**DESCRIPTION OF THE TASK:** Locate each line below that includes "matplotlib" and reproduce it.

↓↓↓

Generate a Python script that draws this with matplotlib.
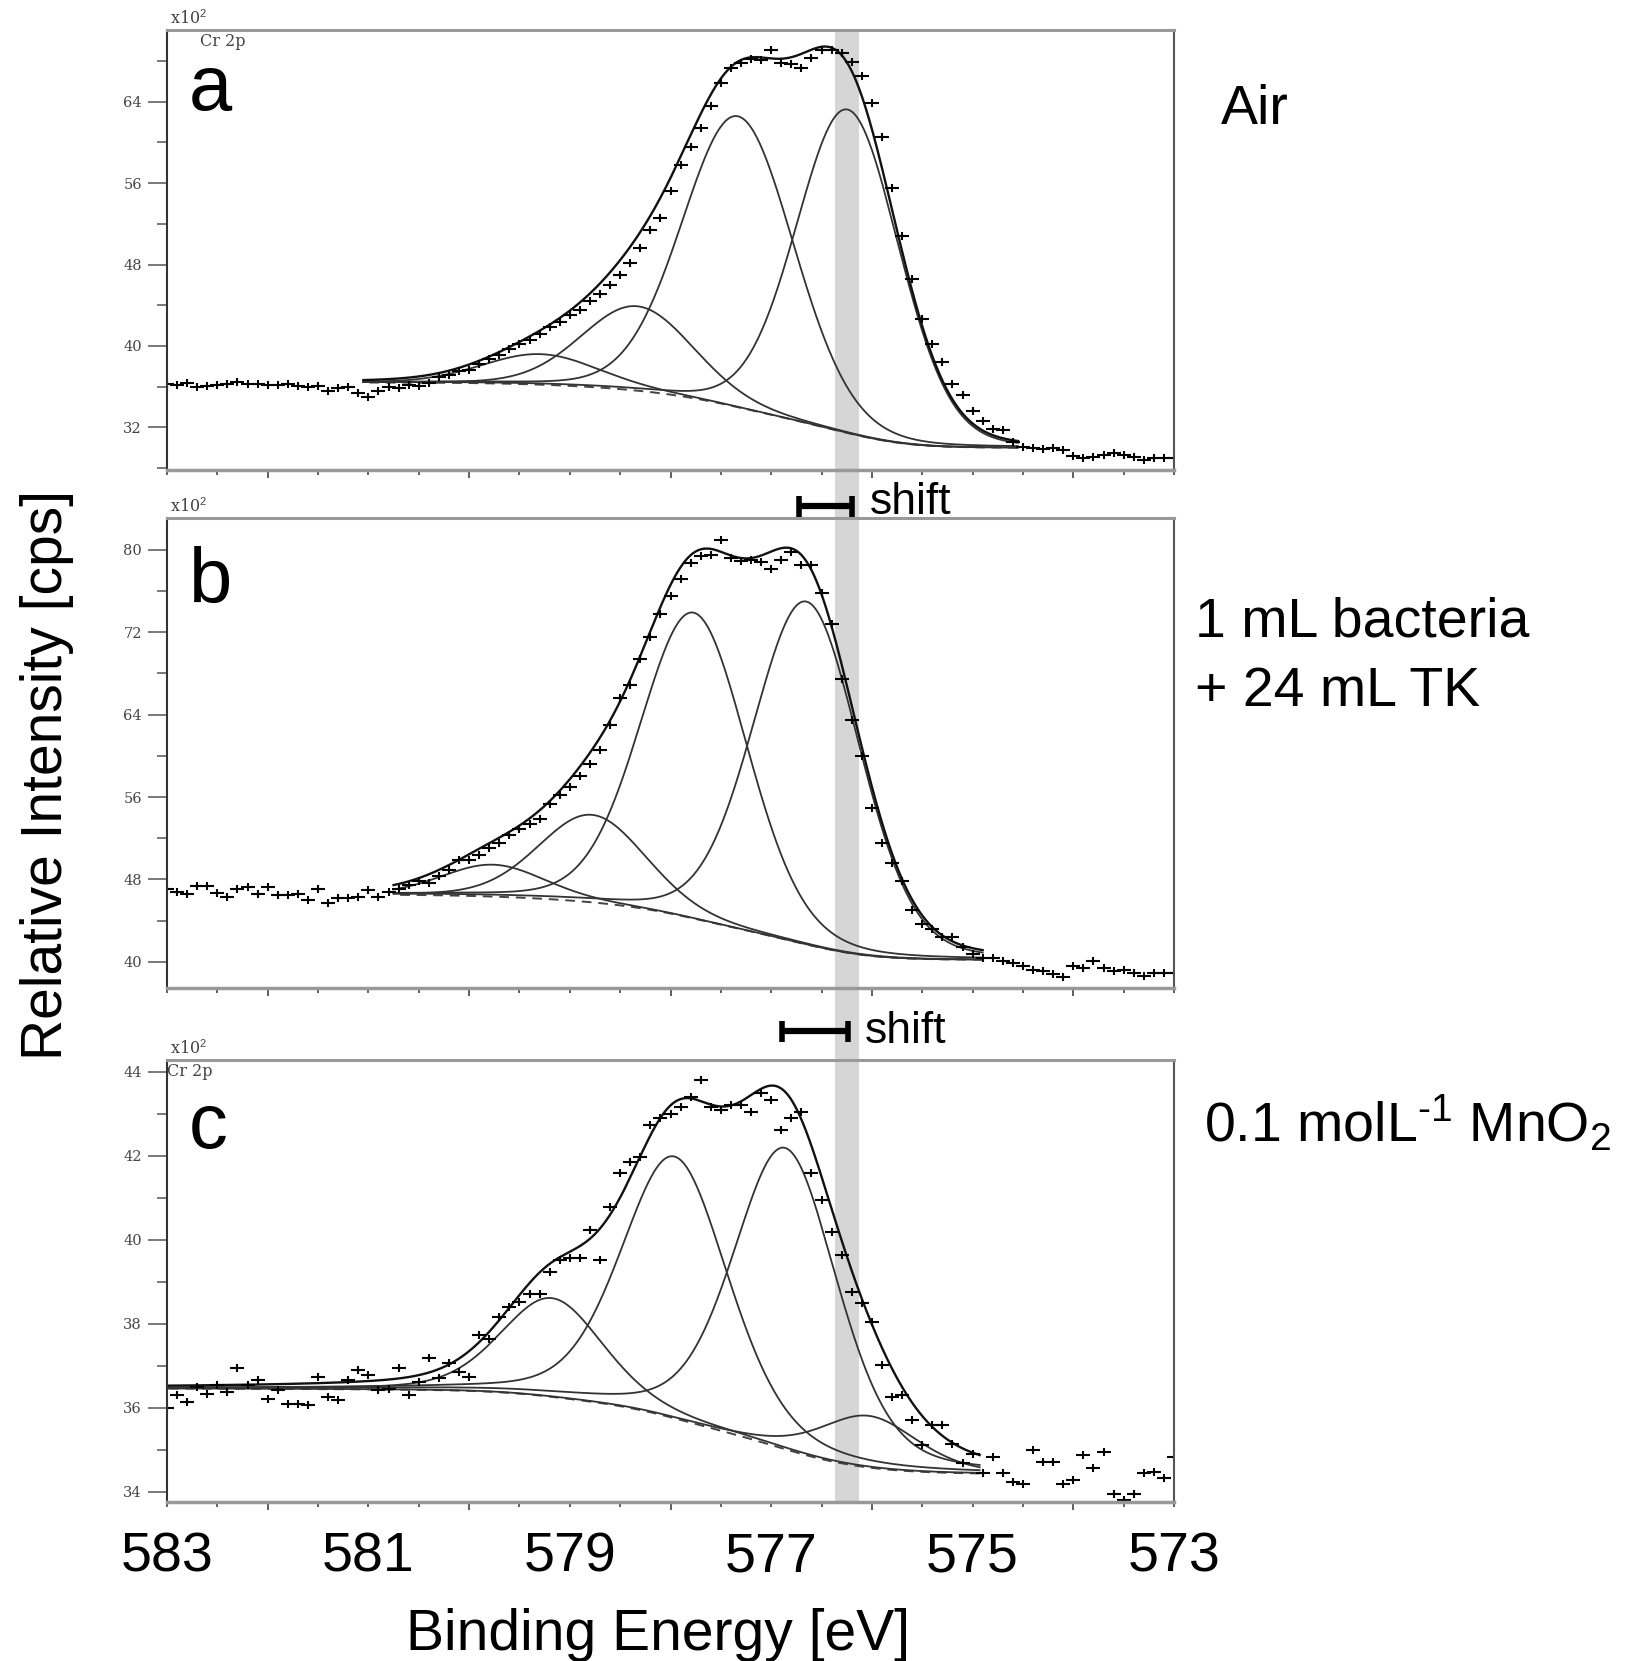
import numpy as np
import matplotlib
matplotlib.use("Agg")
import matplotlib.pyplot as plt
import matplotlib.transforms as mtransforms
from matplotlib.ticker import MultipleLocator, FixedLocator

plt.rcParams['font.family'] = ['Liberation Sans', 'DejaVu Sans']
plt.rcParams['mathtext.fontset'] = 'custom'
plt.rcParams['mathtext.rm'] = 'Liberation Sans'
plt.rcParams['mathtext.it'] = 'Liberation Sans:italic'

# binding energy grid of the scans (0.1 eV steps, 583 -> 573)
energy = np.round(np.arange(583.0, 572.95, -0.1), 1)

counts_a = [36.3, 36.2, 36.4, 36.0, 36.1, 36.2, 36.3, 36.5, 36.3, 36.3,
            36.2, 36.2, 36.3, 36.1, 36.0, 36.1, 35.6, 35.9, 36.0, 35.4,
            35.0, 35.6, 36.0, 35.9, 36.2, 36.1, 36.4, 36.9, 37.1, 37.5,
            37.6, 38.2, 38.7, 39.1, 39.7, 40.2, 40.6, 41.2, 41.9, 42.4,
            43.0, 43.5, 44.4, 45.1, 46.0, 47.0, 48.2, 49.6, 51.4, 52.6,
            55.2, 57.8, 59.6, 61.4, 63.6, 65.8, 67.3, 67.8, 68.2, 68.1,
            69.1, 67.8, 67.7, 67.3, 68.3, 69.1, 69.1, 68.8, 67.9, 66.5,
            63.9, 60.5, 55.5, 50.8, 46.6, 42.6, 40.2, 38.4, 36.3, 35.2,
            33.6, 32.6, 31.8, 31.7, 30.6, 30.1, 30.0, 29.9, 30.0, 29.8,
            29.2, 29.0, 29.1, 29.3, 29.5, 29.3, 29.1, 28.8, 29.0, 29.0,
            29.0]
counts_b = [47.1, 46.8, 46.6, 47.4, 47.4, 46.7, 46.3, 47.1, 47.3, 46.6,
            47.3, 46.5, 46.5, 46.6, 46.0, 47.1, 45.7, 46.2, 46.2, 46.3,
            47.0, 46.3, 46.8, 47.1, 47.5, 47.8, 47.6, 48.3, 48.9, 49.9,
            49.9, 50.4, 51.0, 51.5, 52.3, 52.9, 53.4, 53.9, 55.3, 56.2,
            57.0, 58.0, 59.2, 60.6, 63.0, 65.6, 66.9, 69.4, 71.5, 73.8,
            75.5, 77.2, 78.7, 79.4, 79.5, 81.0, 79.2, 78.9, 79.0, 78.8,
            78.1, 79.0, 79.8, 78.5, 78.5, 75.8, 72.8, 67.5, 63.5, 60.0,
            54.9, 51.5, 49.6, 47.8, 45.0, 43.7, 43.2, 42.4, 42.4, 41.4,
            40.8, 40.4, 40.4, 40.1, 39.9, 39.6, 39.2, 39.1, 38.8, 38.5,
            39.6, 39.4, 40.1, 39.4, 39.1, 39.2, 38.9, 38.6, 38.9, 38.9,
            38.9]
counts_c = [36.0, 36.3, 36.14, 36.5, 36.34, 36.54, 36.38, 36.94, 36.54, 36.66,
            36.22, 36.42, 36.1, 36.1, 36.06, 36.74, 36.26, 36.18, 36.66, 36.9,
            36.78, 36.42, 36.46, 36.94, 36.3, 36.62, 37.18, 36.7, 37.06, 36.86,
            36.74, 37.73, 37.65, 38.17, 38.4, 38.52, 38.72, 38.72, 39.24, 39.52,
            39.56, 39.56, 40.23, 39.52, 40.79, 41.58, 41.86, 41.98, 42.73, 42.89,
            43.0, 43.17, 43.4, 43.8, 43.17, 43.09, 43.2, 43.2, 43.05, 43.49,
            43.33, 42.61, 42.89, 43.05, 41.58, 40.95, 40.19, 39.64, 38.76, 38.49,
            38.05, 37.02, 36.26, 36.3, 35.71, 35.11, 35.59, 35.59, 35.15, 34.68,
            34.91, 34.44, 34.83, 34.44, 34.24, 34.2, 34.99, 34.71, 34.71, 34.2,
            34.28, 34.87, 34.56, 34.95, 33.96, 33.8, 33.96, 34.44, 34.48, 34.32,
            34.83]

# fitted components: centre (eV), height above background, FWHM (eV)
centers_a = [576.24, 577.33, 578.33, 579.29]
heights_a = [31.8, 28.6, 8.3, 3.0]
fwhm_a = [1.2, 1.3, 1.3, 1.35]
centers_b = [576.65, 577.77, 578.78, 579.76]
heights_b = [33.3, 29.7, 8.5, 3.1]
fwhm_b = [1.25, 1.25, 1.25, 1.2]
centers_c = [576.86, 577.96, 579.18, 576.03]
heights_c = [7.17, 6.23, 2.35, 1.23]
fwhm_c = [1.22, 1.25, 1.2, 1.15]
# Lorentzian fraction of the line shape per panel
mix = [0.1, 0.15, 0.3]

# fit window (low BE, high BE) and Shirley end levels (low side, high side)
window_a = (574.55, 581.05)
window_b = (574.9, 580.75)
window_c = (574.93, 583.0)
bg_ends_a = (30.0, 36.4)
bg_ends_b = (40.2, 46.5)
bg_ends_c = (34.44, 36.46)

ylims = [(27.8, 71.06), (37.45, 83.1), (33.76, 44.28)]
ylabels = [[32, 40, 48, 56, 64], [40, 48, 56, 64, 72, 80], [34, 36, 38, 40, 42, 44]]
yminor = [4, 4, 1]
letters = ['a', 'b', 'c']
band = (576.13, 576.37)
shift_ab = [576.72, 576.20]
shift_bc = [576.89, 576.24]
xlabels_big = [583, 581, 579, 577, 575, 573]


def component(e, c, h, w, m):
    r2 = ((e - c) / w) ** 2
    return h * (m / (1 + 4 * r2) + (1 - m) * np.exp(-4 * np.log(2) * r2))


def fit_curves(window, ends, centers, heights, widths, m):
    e = np.linspace(window[0], window[1], 800)
    comps = [component(e, c, h, w, m) for c, h, w in zip(centers, heights, widths)]
    s = np.sum(comps, axis=0)
    # Shirley background between the two end levels
    area = np.concatenate([[0], np.cumsum(0.5 * (s[1:] + s[:-1]) * np.diff(e))])
    bg = ends[0] + (ends[1] - ends[0]) * area / area[-1]
    return e, bg, comps, s


W, H = 1630, 1661
fig = plt.figure(figsize=(W / 100, H / 100), dpi=100)
L, R = 167, 1174
boxes = [(30, 470), (518, 988), (1060, 1502)]

# background axes for the grey band and the shift markers (pixel y units)
bgax = fig.add_axes([L / W, 1 - 1502 / H, (R - L) / W, (1502 - 30) / H], zorder=-1)
bgax.set_xlim(583, 573)
bgax.set_ylim(1502, 30)
bgax.axis('off')
bgax.axvspan(band[0], band[1], color='#d6d6d6', lw=0)
for xs, yb in [(shift_ab, 506), (shift_bc, 1031)]:
    bgax.plot(xs, [yb, yb], color='k', lw=4.5, solid_capstyle='butt')
    bgax.vlines(xs, yb - 10, yb + 11, color='k', lw=4)
fig.text(870 / W, 1 - 514 / H, 'shift', fontsize=32, va='baseline')
fig.text(865 / W, 1 - 1043 / H, 'shift', fontsize=32, va='baseline')

panels = [
    (counts_a, window_a, bg_ends_a, centers_a, heights_a, fwhm_a),
    (counts_b, window_b, bg_ends_b, centers_b, heights_b, fwhm_b),
    (counts_c, window_c, bg_ends_c, centers_c, heights_c, fwhm_c),
]

axes = []
for i, (counts, window, ends, cen, hei, wid) in enumerate(panels):
    top, bot = boxes[i]
    ax = fig.add_axes([L / W, 1 - bot / H, (R - L) / W, (bot - top) / H])
    ax.set_facecolor('none')
    ax.set_xlim(583, 573)
    ax.set_ylim(*ylims[i])

    e, bg, comps, s = fit_curves(window, ends, cen, hei, wid, mix[i])
    ax.plot(e, bg, color='#444', lw=1.4, ls=(0, (5, 3.5)))
    for comp in comps:
        ax.plot(e, bg + comp, color='#333', lw=1.3)
    ax.plot(e, bg + s, color='#111', lw=1.7)

    ax.plot(energy, counts, ls='none', marker='_', ms=10, mew=1.5, color='k')
    ax.plot(energy, counts, ls='none', marker='|', ms=6, mew=1.5, color='k')

    ax.xaxis.set_major_locator(MultipleLocator(2))
    ax.xaxis.set_minor_locator(MultipleLocator(0.5))
    ax.xaxis.set_major_formatter(plt.NullFormatter())
    ax.tick_params(axis='x', which='major', direction='out', length=6, width=1.2, color='#444')
    ax.tick_params(axis='x', which='minor', direction='out', length=3.5, width=1.2, color='#444')

    ax.yaxis.set_major_locator(FixedLocator(ylabels[i]))
    ax.yaxis.set_minor_locator(MultipleLocator(yminor[i]))
    ax.set_yticklabels([str(v) for v in ylabels[i]], fontfamily='DejaVu Serif',
                       fontsize=10.5, color='#444')
    ax.tick_params(axis='y', which='major', direction='out', length=14, width=1.1,
                   color='#555', pad=4)
    ax.tick_params(axis='y', which='minor', direction='out', length=7, width=1.1, color='#555')

    ax.spines['left'].set_color('#333')
    ax.spines['left'].set_linewidth(1.5)
    ax.spines['right'].set_color('#555')
    ax.spines['right'].set_linewidth(1.5)
    ax.spines['top'].set_color('#999')
    ax.spines['top'].set_linewidth(2.2)
    ax.spines['bottom'].set_color('#999')
    ax.spines['bottom'].set_linewidth(2.5)

    ax.text(0.003, 1.004, 'x10$^2$', transform=ax.transAxes, fontfamily='DejaVu Serif',
            fontsize=11.5, color='#444', va='bottom', ha='left')
    if i != 1:
        ax.text(0.033 if i == 0 else 0.0, 0.993, 'Cr 2p', transform=ax.transAxes,
                fontfamily='DejaVu Serif', fontsize=11.5, color='#444', va='top', ha='left')
    ax.text(0.022, [0.818, 0.819, 0.80][i], letters[i], transform=ax.transAxes,
            fontsize=56, va='baseline', ha='left')
    axes.append(ax)

# big tick labels under the bottom panel
trans = mtransforms.blended_transform_factory(axes[2].transData, fig.transFigure)
for v in xlabels_big:
    axes[2].text(v, 1 - 1571.7 / H, str(v), transform=trans, ha='center', va='baseline',
                 fontsize=40)

fig.text(658.5 / W, 1 - 1650 / H, 'Binding Energy [eV]', ha='center', va='baseline', fontsize=41)
fig.text(47 / W, 1 - 775 / H, 'Relative Intensity [cps]', rotation=90, ha='center',
         va='center', fontsize=41)

fig.text(1221 / W, 1 - 124 / H, 'Air', fontsize=40, va='baseline')
fig.text(1195 / W, 1 - 636.5 / H, '1 mL bacteria', fontsize=40, va='baseline')
fig.text(1195 / W, 1 - 706 / H, '+ 24 mL TK', fontsize=40, va='baseline')
fig.text(1204 / W, 1 - 1141.7 / H, r'0.1 molL$^{\text{-}1}$ MnO$_2$', fontsize=40,
         va='baseline')

fig.savefig('out.png', dpi=100)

↑↑↑

**OUTPUT:**
Generate a Python script that draws this with matplotlib.
import matplotlib
matplotlib.use("Agg")
import matplotlib.pyplot as plt
import matplotlib.transforms as mtransforms
from matplotlib.ticker import MultipleLocator, FixedLocator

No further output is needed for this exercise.